The jihadist group, based less than 100 km (62 miles) from Chad's capital N'Djamena, has escalated cross-border attacks in recent weeks in the Lake Chad area, where the territories of Nigeria, Chad, Cameroon and Niger converge.
It carried out an attack on a Cameroon military camp on Monday.
The annual Flintlock exercises, which began in 2005, aim to improve cross-border military cooperation in Africa's arid Sahel belt, a region prey to al Qaeda-linked and homegrown Islamists, separatist insurgents and criminal trafficking gangs.

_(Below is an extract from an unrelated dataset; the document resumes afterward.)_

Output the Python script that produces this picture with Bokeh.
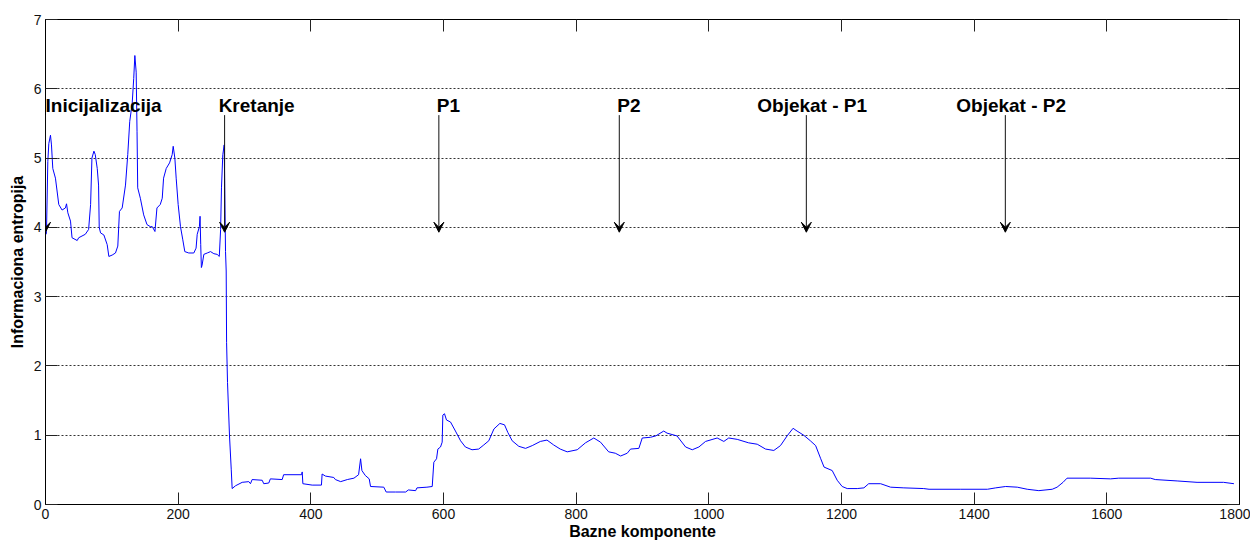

Chad suffered its first known lethal attack by Boko Haram last week in what appeared to be a revenge strike after it deployed forces to attack the Islamist group's fighters in the Nigerian border town of Gambaru.
"This exercise takes place in a regional environment with major security issues posed by terrorists, in particular Boko Haram," Chadian Brigadier General Zakaria Ngobongue, the director of the exercise, said in a speech at a ceremony to launch Flintlock.
"This exercise to a large extent can be considered a warm-up to enable our special forces to learn techniques in the fight against terrorism," he said.
More than 250 U.S. troops will take part in the exercise. Its objectives include intelligence-sharing, training for patrols, desert survival techniques, airborne operations and marksmanship, a U.S. military spokesman said.
In an effort to improve communications between regional armies, he said, the U.S. military will leave communications equipment behind after the exercises end on March 9.
Weak armies, poor communications and regional rivalries have hurt efforts to improve military cooperation in the Sahel. The 2012 occupation of Mali's north by a mix of separatist and Islamist forces underscored the region's fragility.
Chad's battle-hardened military played a major role in a French-led offensive to liberate northern Mali in 2013, but Islamist militants still carry out attacks against a U.N. peacekeeping mission in the region.
Nations taking part in Flintlock include Algeria, Burkina Faso, Cameroon, Chad, Mali, Mauritania, Niger, Nigeria, Senegal and Tunisia.